The role of Legal PAs is varied and requires them to have a wide and diverse skill set. One skill that is essential and very in demand is that of diary management. Diary management is sometimes overlooked as a specific skill, but nothing could be further from the truth.

SecsintheCity found in their most recent salary survey that diary management was listed as one of the most in-demand skills for professionals across the board, being stated by 21% of their audience. In collaboration with ILSPA, they have created this guide for Legal PAs to help them become experts in the field.    

Calendar organisation:

Calendar management involves coordinating, reviewing and maintaining a diary or calendar to ensure that all meetings, appointments, events and tasks are effectively scheduled, prioritised and executed.

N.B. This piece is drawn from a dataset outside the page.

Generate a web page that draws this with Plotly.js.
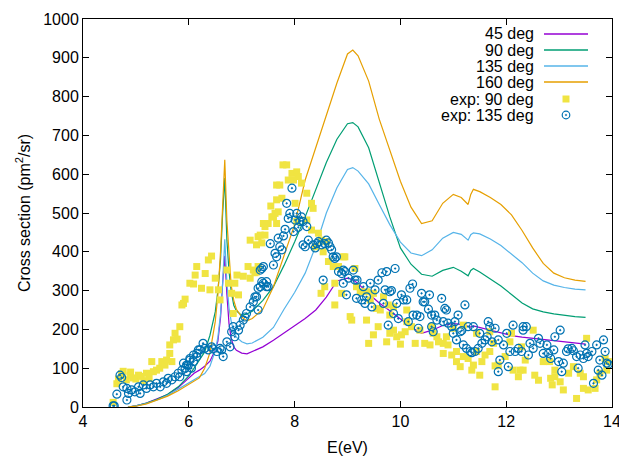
<!DOCTYPE html>
<html>
<head>
<meta charset="utf-8">
<script src="https://cdn.plot.ly/plotly-3.0.1.min.js"></script>
<style>html,body{margin:0;padding:0;background:#fff;}#chart{width:619px;height:457px;}</style>
</head>
<body>
<div id="chart"></div>
<script>
// ---- theory curves: common energy grid (eV) ----
const energyTheory = [4.85,5.0,5.2,5.4,5.6,5.8,5.9,6.0,6.1,6.2,6.3,6.4,6.5,6.55,6.6,6.64,6.68,6.72,6.76,6.8,6.85,6.9,7.0,7.1,7.2,7.4,7.6,7.8,8.0,8.2,8.4,8.6,8.8,9.0,9.1,9.2,9.4,9.6,9.8,10.0,10.2,10.4,10.6,10.8,11.0,11.15,11.28,11.33,11.38,11.5,11.7,11.9,12.1,12.3,12.5,12.7,12.9,13.1,13.3,13.5];
const deg45  = [0,3,10,20,32,50,62,74,87,95,105,118,147,170,230,320,390,290,215,178,155,146,139,137,143,155,172,190,208,228,250,283,325,332,328,318,292,268,248,226,206,190,198,210,215,213,207,206,209,205,197,190,184,180,177,175,172,168,165,162];
const deg90  = [0,3,10,20,33,52,66,80,100,120,142,185,245,300,380,500,590,430,350,300,262,248,236,240,247,275,310,365,425,490,560,630,690,730,733,722,668,580,490,410,368,342,337,352,360,350,338,352,357,348,330,312,290,268,253,245,240,236,233,231];
const deg135 = [0,3,9,18,30,46,55,62,70,78,86,105,145,180,240,320,432,320,255,222,192,180,168,163,165,180,205,252,295,345,415,500,565,612,617,608,575,522,470,425,397,390,405,435,450,445,430,444,449,446,433,416,395,372,345,325,314,308,304,302];
const deg160 = [0,2,8,17,28,42,50,57,65,75,100,140,220,290,400,540,637,480,390,315,275,252,232,222,228,252,310,390,470,585,670,750,835,910,920,905,840,742,660,582,515,473,480,525,548,540,522,548,561,555,540,522,495,455,410,370,345,333,327,324];

// ---- experiment, 90 deg ----
const exp90E = [4.57,4.64,4.67,4.73,4.76,4.82,4.89,4.9,4.95,5.0,5.05,5.1,5.15,5.2,5.25,5.3,5.33,5.39,5.45,5.49,5.55,5.58,5.64,5.64,5.68,5.71,5.74,5.78,5.83,5.87,5.9,5.93,6.02,6.09,6.12,6.15,6.24,6.31,6.37,6.43,6.4,6.5,6.56,6.59,6.72,6.75,6.81,6.84,6.87,6.91,6.94,7.03,7.12,7.16,7.16,7.22,7.28,7.25,7.28,7.31,7.31,7.35,7.38,7.41,7.44,7.44,7.5,7.55,7.57,7.6,7.63,7.66,7.66,7.66,7.69,7.72,7.76,7.78,7.85,7.88,7.95,7.98,8.01,8.04,8.04,8.07,8.13,8.23,8.23,8.32,8.35,8.32,8.39,8.45,8.5,8.51,8.54,8.57,8.6,8.64,8.73,8.76,8.76,8.83,8.89,8.92,8.95,9.05,9.08,9.14,9.17,9.24,9.36,9.36,9.4,9.43,9.49,9.49,9.55,9.58,9.62,9.68,9.74,9.77,9.8,9.8,9.87,9.87,9.93,10.0,10.02,10.09,10.12,10.12,10.21,10.28,10.37,10.46,10.56,10.59,10.62,10.69,10.72,10.81,10.81,10.87,10.9,10.97,11.0,11.06,11.06,11.13,11.19,11.19,11.28,11.35,11.38,11.44,11.44,11.5,11.54,11.6,11.69,11.69,11.76,11.79,11.79,11.85,11.98,12.07,12.1,12.13,12.23,12.26,12.29,12.32,12.36,12.51,12.54,12.61,12.7,12.82,12.84,12.87,12.92,12.92,13.02,13.08,13.18,13.27,13.33,13.4,13.46,13.46,13.52,13.55,13.68,13.71,13.77,13.87,13.9,13.93];
const exp90V = [12,60,72,86,92,70,82,90,75,72,82,79,68,87,74,117,91,95,100,117,108,121,138,160,117,173,190,175,207,263,267,278,319,317,340,362,306,344,379,389,302,332,302,276,353,319,293,241,319,340,289,337,362,332,430,353,348,346,418,439,362,443,423,473,443,465,473,518,490,490,499,534,572,473,503,572,538,624,624,585,602,585,525,606,478,594,577,551,482,525,512,456,413,448,293,430,400,310,426,375,362,319,263,362,293,387,387,233,224,357,310,297,297,224,164,276,293,186,254,207,250,284,168,263,237,190,198,258,181,162,186,194,220,250,207,164,198,164,160,207,190,181,168,164,138,181,160,134,203,143,117,104,130,211,125,95,108,143,190,82,117,134,143,194,164,52,106,108,130,168,190,95,78,95,155,95,121,198,82,69,117,117,74,57,78,95,65,44,87,104,22,87,78,48,177,44,48,70,87,125,95,117];

// ---- experiment, 135 deg ----
const exp135E = [4.57,4.59,4.64,4.7,4.73,4.76,4.83,4.83,4.86,4.92,4.98,5.05,5.08,5.14,5.2,5.27,5.33,5.39,5.46,5.52,5.58,5.61,5.68,5.74,5.8,5.83,5.87,5.9,5.93,5.96,5.96,5.99,6.02,6.02,6.05,6.09,6.09,6.15,6.15,6.18,6.21,6.27,6.3,6.37,6.43,6.46,6.53,6.59,6.62,6.65,6.72,6.78,6.81,6.84,6.87,6.94,6.97,7.03,7.06,7.09,7.16,7.22,7.25,7.28,7.31,7.31,7.35,7.35,7.38,7.38,7.41,7.41,7.47,7.47,7.5,7.54,7.6,7.63,7.66,7.69,7.72,7.76,7.79,7.82,7.85,7.88,7.91,7.95,7.98,8.01,8.04,8.07,8.1,8.13,8.16,8.16,8.2,8.23,8.26,8.35,8.39,8.42,8.45,8.51,8.54,8.57,8.6,8.64,8.67,8.7,8.73,8.76,8.79,8.83,8.89,8.92,8.92,8.95,8.98,9.02,9.11,9.14,9.18,9.17,9.27,9.3,9.33,9.36,9.43,9.46,9.52,9.58,9.65,9.68,9.71,9.74,9.77,9.8,9.83,9.87,9.9,9.93,9.96,10.02,10.06,10.12,10.15,10.18,10.23,10.24,10.31,10.34,10.37,10.4,10.43,10.46,10.53,10.55,10.59,10.59,10.62,10.65,10.69,10.78,10.81,10.84,10.87,10.9,10.97,11.0,11.03,11.06,11.09,11.13,11.16,11.19,11.22,11.25,11.28,11.32,11.35,11.38,11.41,11.47,11.5,11.54,11.6,11.64,11.66,11.69,11.73,11.79,11.85,11.85,11.88,11.95,12.01,12.04,12.07,12.13,12.17,12.23,12.29,12.32,12.32,12.38,12.42,12.45,12.51,12.61,12.64,12.7,12.77,12.8,12.84,12.9,12.92,12.99,13.02,13.05,13.08,13.14,13.17,13.24,13.27,13.33,13.36,13.4,13.46,13.49,13.52,13.55,13.62,13.65,13.71,13.74,13.77,13.81,13.84,13.87,13.9,13.93];
const exp135V = [3,3,33,82,76,52,18,48,35,44,39,52,35,57,48,57,52,61,52,65,61,74,70,78,87,78,95,113,100,91,108,108,125,121,100,117,134,130,138,147,147,164,151,147,155,150,143,151,147,130,168,155,194,207,181,198,211,224,232,241,258,271,284,284,306,250,310,353,323,357,362,319,323,310,310,421,366,396,387,435,413,405,441,458,525,486,499,564,452,482,499,463,478,490,478,418,413,465,430,418,410,421,426,418,327,421,430,423,413,405,387,383,387,349,344,353,319,349,289,332,353,327,327,280,276,310,267,284,319,258,302,327,346,267,302,349,211,297,300,241,357,267,228,289,276,276,220,306,317,237,237,203,233,293,271,271,252,289,237,207,194,237,224,280,220,254,250,216,207,190,220,173,237,194,197,160,263,151,207,143,140,207,143,151,190,164,173,181,220,207,168,203,173,91,121,160,190,104,143,211,143,151,143,207,198,207,134,164,151,177,164,138,160,138,125,147,181,117,198,91,113,143,150,151,145,130,100,134,125,160,138,130,143,61,160,95,121,82,173,143,113,110];

// ---- legend labels ----
const legendLabels = ["45 deg","90 deg","135 deg","160 deg","exp: 90 deg","exp: 135 deg"];
const colors = ["#9400d3","#009e73","#56b4e9","#e69f00","#f0e442","#0072b2"];

const lineTraces = [deg45, deg90, deg135, deg160].map((v,i)=>({
  x: energyTheory, y: v, type:'scatter', mode:'lines', name: legendLabels[i],
  line:{color:colors[i], width:1.2}, showlegend:false, hoverinfo:'skip'
}));
const traces = lineTraces.concat([
  {x:exp90E, y:exp90V, type:'scatter', mode:'markers', name:legendLabels[4],
   marker:{symbol:'square', size:7, color:colors[4], line:{width:0}}, showlegend:false},
  {x:exp135E, y:exp135V, type:'scatter', mode:'markers', name:legendLabels[5],
   marker:{symbol:'circle-open-dot', size:8, color:colors[5], line:{width:1.2, color:colors[5]}}, showlegend:false}
]);

// custom gnuplot-style legend (text, then sample)
const plotL = 83, plotR = 612, plotT = 19, plotB = 407;
const px2x = p => (p - plotL) / (plotR - plotL);
const py2y = p => (plotB - p) / (plotB - plotT);
const rowY = [34, 50, 66, 82, 99, 115];
const annotations = legendLabels.map((t,i)=>({
  text:t, xref:'paper', yref:'paper', x:px2x(536), y:py2y(rowY[i]),
  xanchor:'right', yanchor:'middle', showarrow:false,
  font:{family:'Liberation Sans, Arial, sans-serif', size:16, color:'#000'}
}));
const shapes = [];
for (let i=0;i<4;i++){
  shapes.push({type:'line', xref:'paper', yref:'paper', x0:px2x(544), x1:px2x(588),
    y0:py2y(rowY[i]), y1:py2y(rowY[i]), line:{color:colors[i], width:1.5}});
}
shapes.push({type:'rect', xref:'paper', yref:'paper', xsizemode:'pixel', ysizemode:'pixel',
  xanchor:px2x(566), yanchor:py2y(rowY[4]), x0:-3.5, x1:3.5, y0:-3.5, y1:3.5,
  fillcolor:colors[4], line:{width:0}});
shapes.push({type:'circle', xref:'paper', yref:'paper', xsizemode:'pixel', ysizemode:'pixel',
  xanchor:px2x(566), yanchor:py2y(rowY[5]), x0:-3.8, x1:3.8, y0:-3.8, y1:3.8,
  line:{color:colors[5], width:1.2}});
shapes.push({type:'circle', xref:'paper', yref:'paper', xsizemode:'pixel', ysizemode:'pixel',
  xanchor:px2x(566), yanchor:py2y(rowY[5]), x0:-0.8, x1:0.8, y0:-0.8, y1:0.8,
  fillcolor:colors[5], line:{color:colors[5], width:0.5}});

const axisCommon = {
  showline:true, linecolor:'#000', linewidth:1, mirror:'ticks',
  ticks:'inside', ticklen:6, tickcolor:'#000', tickwidth:1,
  showgrid:false, zeroline:false, automargin:false, ticklabeloverflow:'allow',
  tickfont:{family:'Liberation Sans, Arial, sans-serif', size:16, color:'#000'}
};
const layout = {
  width:619, height:457,
  margin:{l:plotL, r:619-plotR, t:plotT, b:457-plotB},
  paper_bgcolor:'#fff', plot_bgcolor:'#fff',
  font:{family:'Liberation Sans, Arial, sans-serif', size:16, color:'#000'},
  showlegend:false,
  xaxis:Object.assign({}, axisCommon, {range:[4,14], dtick:2, tick0:4,
    title:{text:'E(eV)', standoff:12, font:{size:16}}}),
  yaxis:Object.assign({}, axisCommon, {range:[0,1000], dtick:100, tick0:0,
    title:{text:'Cross section (pm<sup>2</sup>/sr)', standoff:8, font:{size:16}}}),
  annotations: annotations,
  shapes: shapes
};
Plotly.newPlot('chart', traces, layout, {displayModeBar:false, staticPlot:true});
</script>
</body>
</html>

As a Legal PA supporting one or more fee earners, the task of calendar management goes beyond simple scheduling. You’ll be the gatekeeper of your fee earner’s calendar. With requests, including verbally agreed meetings, directed to you, it’s your task to ensure your boss is informed when changes are made to the diary, especially cancellations or alterations that take place during that day.

Managing your Fee Earner’s Diary Effectively:

Diary management should be tailored to the needs of your fee earner. It is important to ask them how they like to set out their meetings and organise their calendar. Have discussions around how their current set-up is working and if there are any new initiatives you would like to introduce to better manage the calendar. The overarching aim, once you have full control over the diary, is to maximise your fee earner’s productivity through your diary management skills.

A good way to do this is to know what point of the day your fee earner is at their peak, whether they are a morning or afternoon person and when they like a break. It sounds simple but understanding someone’s way of working aids a smooth operation throughout the day. Once you have this information you will have a better understanding of when it is best to schedule meetings and when it is best to block out time for them to work.

Practical Tips:

  • Managing recurring appointments: keep an eye on recurring meetings with key individuals. Are they often cancelled? Do attendees change date/time frequently? Are the meetings still worthwhile? Would it be better held by phone? If this is the case, it’s worth being proactive and revising the meeting details with your manager and the client.
  • Ensure that all essential information is included within the calendar: date, time, location, attendees, agenda or meeting purpose, any supporting papers, and the type of meeting e.g. in person, or virtual - if so, what platform.
  • Be proactive: especially in anticipating your fee earners’ whereabouts (are they in Court that day?) and always leave travel time and follow up time in between meetings.
  • Take responsibility: does your fee earner have a deadline where they will need free time? Do they have a meeting that may overrun and therefore require a little leeway?
  • Consider your organisational techniques: colour coding works effectively for categorising client meetings, personal takes, and 1 to 1’s.